Most of my body parts started out pretty good—all units reported on time and competently, eyes and legs and arms and innards. My teeth just didn’t feel up to snuff, though. They were slackers, just getting by among an elite corps of comrades.

Then when I was 9 years old playing blind man’s bluff, I walked into our cast-iron porch railing and chipped a front tooth. It was downhill from there.

At some point I also decided that my underbite was hideous, thus giving myself a permanent, suppurating psychological wound. I was an inventive guy.

Even when I was a child, there were many modern dental offices on the South Side of Chicago. My mother took me instead to Dr. Floyd, who worked on my teeth in a spare room in his dark little apartment on Marquette Avenue. I mostly remember the brown stains in the sink, the dusty sterilizer, and his own long, yellow teeth. Thus my primary dental-hygiene associations formed.

From my current old age I realize that Dr. Floyd may not have even had a license, but my mother’s loyalty—sometimes called fear of the unknown—was such that all he needed to get her business was to open the door, which he did only after considerately putting his vicious dog in another room.

When gum disease got me many years later, as it had gotten my father, I thought that was the end of my dental tribulations. While I hid out until the pain went away and my new teeth were ready, I worked on thinking of myself as somehow essentially whole anyway, even though I looked like Moms Mabley.

When the prostheses showed up, I figured if I could get used to all that plastic and metal in my mouth, all would be well forevermore. Not exactly. First, I hadn’t lost all of my teeth, just the ones in front. The others continued to yellow and rot as before, and they’re still at it.

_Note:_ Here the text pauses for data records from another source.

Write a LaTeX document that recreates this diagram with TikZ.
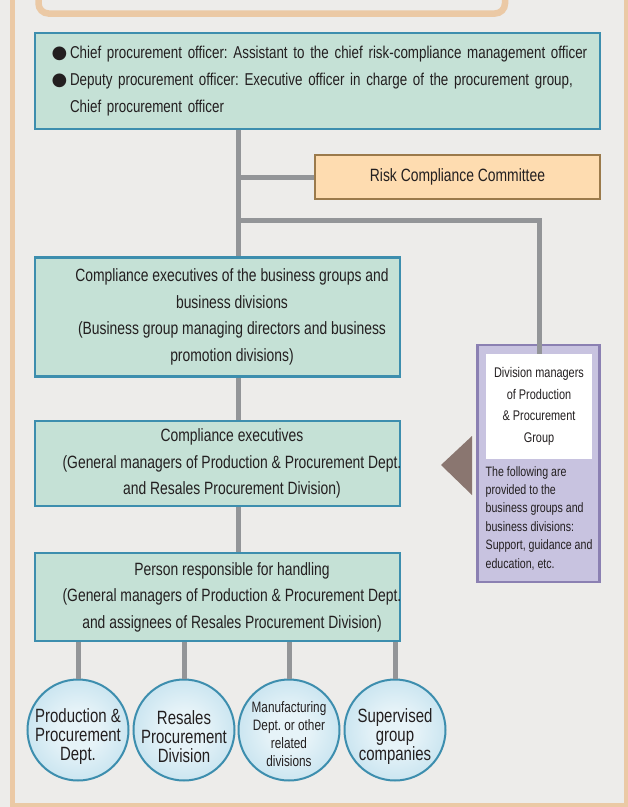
\documentclass[tikz,border=0pt]{standalone}
\usepackage{fontspec}
\setmainfont{Liberation Sans}[FakeStretch=0.78]
\newfontfamily\dotfont{DejaVu Sans}
\usetikzlibrary{shapes,shapes.misc}
\definecolor{bggray}{HTML}{EDECEA}
\definecolor{framebeige}{HTML}{EBC9A5}
\definecolor{mint}{HTML}{C5E1D6}
\definecolor{boxline}{HTML}{3D8EAE}
\definecolor{conngray}{HTML}{939598}
\definecolor{riskfill}{HTML}{FEDCB0}
\definecolor{riskline}{HTML}{9B7A4B}
\definecolor{lilac}{HTML}{C8C3E0}
\definecolor{lilacline}{HTML}{8B80B2}
\definecolor{pointer}{HTML}{8A7670}
\definecolor{txt}{HTML}{231F20}
\definecolor{ballin}{HTML}{E6F3F8}
\definecolor{ballout}{HTML}{9FCFE4}
\pgfdeclareradialshading{ballblue}{\pgfpoint{0bp}{0bp}}{color(0bp)=(ballin); color(10bp)=(ballin); color(50bp)=(ballout)}
\newcommand{\bigdot}{{\dotfont\fontsize{18}{18}\selectfont ●}}
\frenchspacing

\begin{document}
\begin{tikzpicture}[x=1pt,y=-1pt,
      every node/.append style={text=txt,font=\fontsize{17.8}{26.6}\selectfont},
      conn/.style={draw=conngray,line width=5}]
    \tikzstyle{box} = [draw=boxline,fill=mint,line width=2.5,align=center,inner sep=0]
    \tikzstyle{boxtext} = [align=center,inner sep=0,xshift=14.5]
    \tikzstyle{unit} = [circle,draw=boxline,line width=2,shading=ballblue,minimum size=101,inner sep=0]
    \tikzstyle{unittext} = [align=center,inner sep=0,yshift=-6.5,font=\fontsize{19.2}{19}\selectfont]
    \useasboundingbox (0,0) rectangle (628,807);
    \fill[bggray] (0,0) rectangle (628,807);
    \draw[framebeige,line width=5.5] (12.5,-20) rectangle (627,805.5);
    \draw[framebeige,line width=6.5,rounded corners=10] (38.5,-30) rectangle (505,13.5);
    % officers
    \node[box,minimum width=565,minimum height=96,align=left,text width=560,font=\fontsize{17.15}{26.6}\selectfont] (cpo) at (317.5,81)
      {\hspace*{14pt}\bigdot\,Chief procurement officer: Assistant to the chief risk-compliance management officer\\
       \hspace*{14pt}\bigdot\,Deputy procurement officer: Executive officer in charge of the procurement group,\\
       \hspace*{14pt}\phantom{\bigdot\,}Chief procurement officer};
    \node[draw=riskline,fill=riskfill,line width=2.5,minimum width=285,minimum height=44] (risk) at (457.5,177)
      {Risk Compliance Committee};
    % compliance chain
    \node[box,minimum width=365,minimum height=119] (comp1) at (217.5,317) {};
    \node[boxtext] (comp1txt) at (comp1.center)
      {Compliance executives of the business groups and\\business divisions\\(Business group managing directors and business\\promotion divisions)};
    \node[box,minimum width=365,minimum height=85] (comp2) at (217.5,463.5) {};
    \node[boxtext] (comp2txt) at (comp2.center)
      {Compliance executives\\(General managers of Production \& Procurement Dept.\\and Resales Procurement Division)};
    \node[box,minimum width=365,minimum height=88] (comp3) at (217.5,597) {};
    \node[boxtext] (comp3txt) at (comp3.center)
      {Person responsible for handling\\(General managers of Production \& Procurement Dept.\\and assignees of Resales Procurement Division)};
    % division managers
    \node[draw=lilacline,fill=lilac,line width=2.5,minimum width=122,minimum height=237] (div) at (538.5,463.5) {};
    \node[fill=white,minimum width=106,minimum height=105,inner sep=0,align=center,font=\fontsize{14}{21.5}\selectfont] (divhead) at (539,406.5)
      {Division managers\\of Production\\\& Procurement\\Group};
    \node[anchor=north west,inner sep=0,align=left,font=\fontsize{13.6}{18.4}\selectfont] (divtext) at (485.5,466)
      {The following are\\provided to the\\business groups and\\business divisions:\\Support, guidance and\\education, etc.};
    \fill[pointer] (441,465) -- (472,436) -- (472,495) -- cycle;
    % units
    \node[unit] (u1) at (78,730) {};
    \node[unit] (u2) at (184,730) {};
    \node[unit] (u3) at (289,730) {};
    \node[unit] (u4) at (395,730) {};
    \node[unittext] (u1txt) at (u1.center) {Production \&\\Procurement\\Dept.};
    \node[unittext] (u2txt) at (u2.center) {Resales\\Procurement\\Division};
    \node[unittext,yshift=2.5,font=\fontsize{15.1}{18}\selectfont] (u3txt) at (u3.center) {Manufacturing\\Dept. or other\\related\\divisions};
    \node[unittext] (u4txt) at (u4.center) {Supervised\\group\\companies};
    % connectors
    \coordinate (trunk) at (238,0);
    \coordinate (fork) at (238,220);
    \draw[conn] (cpo.south -| trunk) -- (comp1.north -| trunk);
    \draw[conn] (risk.west) -- (risk.west -| trunk);
    \draw[conn] (fork) -| (divhead.north);
    \draw[conn] (comp1.south -| trunk) -- (comp2.north -| trunk);
    \draw[conn] (comp2.south -| trunk) -- (comp3.north -| trunk);
    \foreach \u in {u1,u2,u3,u4}
      \draw[conn] (comp3.south -| \u.north) -- (\u.north);
\end{tikzpicture}
\end{document}
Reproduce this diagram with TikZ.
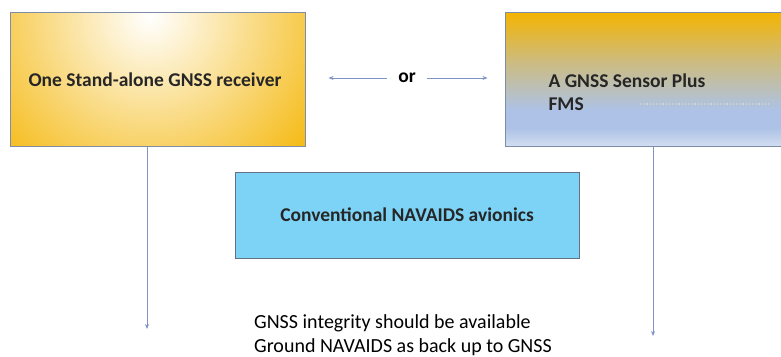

Then a couple of weeks ago I was at a resort treating myself to a respite and celebrating the end of my last job. I’d managed to get used to being in a new place where I knew no one and that was clothing-optional to boot. After a morning meditation, I was having a mocha and a croissant in the dappled shade on a deck outside the café when the next bite of croissant caused my aged partial plate to crack in two. In a trice I went from debonair to derelict, Cary Grant to Gabby Hayes. Trauma is too mild a word.

All’s well now, and the hardest part wasn’t being toothless. Most of all, I missed my F’s and V’s, which are utterly dependent on teeth for articulation. Some of you know just what I mean.